Во всяком случае, и она, и Суворин, очевидно, говорят об одном и том же приступе эпилепсии.
Установление точной даты могло бы многое прояснить, ибо в такое время важны не только дни, но и часы.
363
Гроссман Л. Достоевский. Москва, 1965. С. 540.
В 1849 году он действительно вёл себя мужественно и честно: поступал в соответствии со своими убеждениями. Он не отрёкся ни от чего, во что искренно верил; не выдал никого из своих товарищей и друзей.
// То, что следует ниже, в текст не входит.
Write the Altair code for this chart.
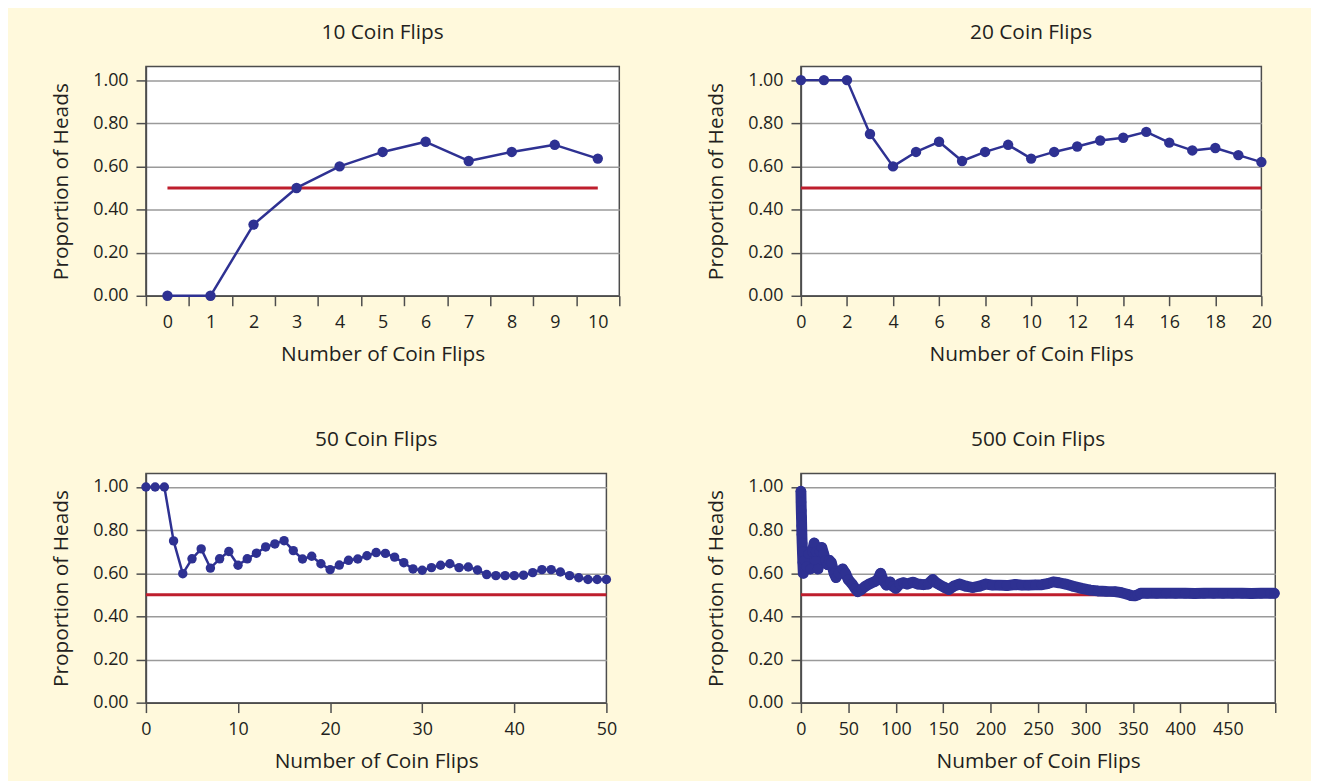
import altair as alt
import pandas as pd

BLUE = "#2E3192"
RED = "#BE1E2D"
FONT = "Open Sans"
TEXT = "#231F20"

# ---- data ----
flips10_x = list(range(11))
flips10_y = [0.0, 0.0, 0.33, 0.50, 0.60, 0.667, 0.714, 0.625, 0.667, 0.70, 0.636]

flips20_x = list(range(21))
flips20_y = [1.0, 1.0, 1.0, 0.75, 0.60, 0.667, 0.714, 0.625, 0.667, 0.70, 0.636,
             0.667, 0.692, 0.72, 0.733, 0.76, 0.71, 0.674, 0.685, 0.652, 0.62]

flips50_x = list(range(51))
flips50_y = [1.0, 1.0, 1.0, 0.75, 0.598, 0.667, 0.713, 0.624, 0.667, 0.701, 0.637,
             0.667, 0.693, 0.722, 0.736, 0.751, 0.705, 0.666, 0.679, 0.644, 0.617,
             0.638, 0.660, 0.666, 0.681, 0.696, 0.692, 0.675, 0.649, 0.620, 0.614,
             0.626, 0.637, 0.644, 0.626, 0.629, 0.615, 0.594, 0.589, 0.589, 0.589,
             0.591, 0.603, 0.617, 0.617, 0.606, 0.589, 0.579, 0.571, 0.571, 0.571]

flips500_x = [0, 0.2, 0.4, 0.6, 0.8, 1.0, 1.3, 1.6, 2, 2.5,
              4, 6, 8, 10, 12, 14, 16, 18, 20, 22,
              24, 26, 28, 30, 32, 35, 37, 40, 44, 47,
              50, 54, 57, 60, 64, 68, 72, 77, 81, 84,
              87, 90, 94, 97, 100, 104, 108, 112, 118, 123,
              129, 134, 139, 143, 146, 151, 156, 161, 167, 174,
              181, 188, 195, 202, 209, 217, 226, 233, 240, 247,
              254, 260, 266, 272, 279, 287, 296, 305, 313, 322,
              331, 338, 344, 348, 352, 355, 358,
              365, 375, 385, 395, 405, 415, 425, 435, 445, 455,
              465, 475, 485, 495, 499]
flips500_y = [0.98, 0.93, 0.89, 0.86, 0.82, 0.78, 0.74, 0.70, 0.65, 0.60,
              0.66, 0.63, 0.69, 0.62, 0.70, 0.74, 0.70, 0.62, 0.70, 0.72,
              0.69, 0.66, 0.64, 0.66, 0.65, 0.60, 0.58, 0.60, 0.62, 0.60,
              0.57, 0.55, 0.53, 0.515, 0.525, 0.54, 0.55, 0.56, 0.57, 0.60,
              0.565, 0.545, 0.56, 0.54, 0.53, 0.55, 0.556, 0.55, 0.559, 0.55,
              0.547, 0.55, 0.571, 0.555, 0.547, 0.535, 0.525, 0.54, 0.55, 0.54,
              0.534, 0.54, 0.55, 0.545, 0.545, 0.543, 0.548, 0.545, 0.545, 0.546,
              0.547, 0.552, 0.56, 0.556, 0.55, 0.54, 0.53, 0.522, 0.518, 0.516,
              0.515, 0.51, 0.503, 0.497, 0.495, 0.50, 0.507,
              0.507, 0.507, 0.508, 0.507, 0.507, 0.506, 0.507, 0.507, 0.507, 0.507,
              0.507, 0.506, 0.507, 0.507, 0.507]

expected = 0.5
y_ticks = [0, 0.2, 0.4, 0.6, 0.8, 1.0]
Y_MAX = 1.063


def panel(title, xs, ys, x_domain, x_axis, rule_from, rule_to, width,
          height=231, dot=110, line_w=2.5):
    df = pd.DataFrame({"x": xs, "y": ys})
    rule_df = pd.DataFrame({"x": [rule_from], "x2": [rule_to], "y": [expected]})
    xscale = alt.Scale(domain=x_domain, nice=False, zero=False)
    yscale = alt.Scale(domain=[0, Y_MAX], nice=False)
    y_axis = alt.Axis(values=y_ticks, format=".2f", title="Proportion of Heads",
                      grid=True)
    rule = alt.Chart(rule_df).mark_rule(color=RED, strokeWidth=3).encode(
        x=alt.X("x:Q", scale=xscale, axis=x_axis),
        x2="x2:Q",
        y=alt.Y("y:Q", scale=yscale, axis=y_axis),
    )
    line = alt.Chart(df).mark_line(color=BLUE, strokeWidth=line_w,
                                   strokeCap="round", strokeJoin="round").encode(
        x=alt.X("x:Q", scale=xscale, axis=x_axis),
        y=alt.Y("y:Q", scale=yscale, axis=y_axis),
    )
    pts = alt.Chart(df).mark_circle(color=BLUE, opacity=1, size=dot).encode(
        x=alt.X("x:Q", scale=xscale, axis=x_axis),
        y=alt.Y("y:Q", scale=yscale, axis=y_axis),
    )
    return alt.layer(rule, line, pts).properties(
        title=title, width=width, height=height)


common = dict(title="Number of Coin Flips", grid=False, labelFlush=False,
              labelOverlap=False)

# 10 flips: ticks on category boundaries, labels at centres
ax10 = alt.Axis(values=[v / 2 for v in range(-1, 22)],
                labelExpr="datum.value % 1 === 0 ? format(datum.value, 'd') : ''",
                tickOpacity={"condition": {"test": "datum.value % 1 === 0", "value": 0},
                             "value": 1},
                **common)
ax20 = alt.Axis(values=list(range(0, 21, 2)), format="d", **common)
ax50 = alt.Axis(values=list(range(0, 51, 10)), format="d", **common)
ax500 = alt.Axis(values=list(range(0, 501, 50)),
                 labelExpr="datum.value < 500 ? format(datum.value, 'd') : ''",
                 **common)

p1 = panel("10 Coin Flips", flips10_x, flips10_y, [-0.5, 10.5], ax10, 0, 10, 477)
p2 = panel("20 Coin Flips", flips20_x, flips20_y, [0, 20], ax20, 0, 20, 464)
p3 = panel("50 Coin Flips", flips50_x, flips50_y, [0, 50], ax50, 0, 50, 464, dot=90)
p4 = panel("500 Coin Flips", flips500_x, flips500_y, [0, 500], ax500, 0, 500, 478,
           dot=110, line_w=11)

row1 = alt.hconcat(p1, p2, spacing=84)
row2 = alt.hconcat(p3, p4, spacing=87)

chart = alt.vconcat(row1, row2, spacing=63).properties(
    background="#FFF9DC",
    padding={"left": 42, "top": 10, "right": 30, "bottom": 10},
).configure_view(
    fill="white", stroke="#4D4D4D", strokeWidth=1.5
).configure_axis(
    labelFont=FONT, titleFont=FONT, labelFontSize=18, titleFontSize=21,
    labelColor=TEXT, titleColor=TEXT, titleFontWeight="normal",
    domainColor="#4D4D4D", domainWidth=1.5, tickColor="#4D4D4D", tickWidth=1.5,
    tickSize=10, gridColor="#9A9A9A", gridWidth=1.5, labelPadding=8,
    titlePadding=12,
).configure_axisY(
    titlePadding=21,
).configure_title(
    font=FONT, fontSize=21, fontWeight="normal", color=TEXT, offset=24,
    anchor="middle",
)

chart.save("out.html", embed_options={"renderer": "svg", "actions": False})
Теперь, в 1880 году, он «моделирует» совершенно иную нравственную ситуацию. А именно: как должно вести себя по отношению к своим политическим противникам в минуту двойной смертельной опасности. Опасности, во-первых, для них самих, а во-вторых, для других (в том числе не только для царя: десять убитых и пятьдесят искалеченных солдат Финляндского полка – по-видимому, не последняя величина в условиях этой поставленной самому себе задачи).
Рассматриваются две возможности: просто пойти предупредить – и тем самым предотвратить взрыв и гибель людей – или обратиться к городовому, чтобы он задержал преступников.
Оба этих варианта по размышлении отвергаются.
Тут следует вновь обратиться к его предсмертному спору с Кавелиным.
Выше уже приводилась запись о том, что инквизитора, «сожигающего еретиков» в согласии со своими убеждениями, нельзя признать нравственным человеком. Через несколько страниц Достоевский вновь возвращается к этой теме.
«Проливать кровь вы не считаете нравственным, но проливать кровь по убеждению вы считаете нравственным. Но, позвольте, почему безнравственно кровь проливать?» [364]
Это моральная проблема Родиона Раскольникова.
Действительно: если пролитие «крови по совести» (то есть в согласии с внутренним убеждением) допустимо (а именно так полагает Раскольников), тогда в принципе допустимо любое пролитие крови, ибо подходящие «убеждения» всегда найдутся. Убийство может быть оправдано соображениями высшей целесообразности, но от этого само по себе оно не становится моральным актом.
364
Литературное наследство. Т. 83. С. 695.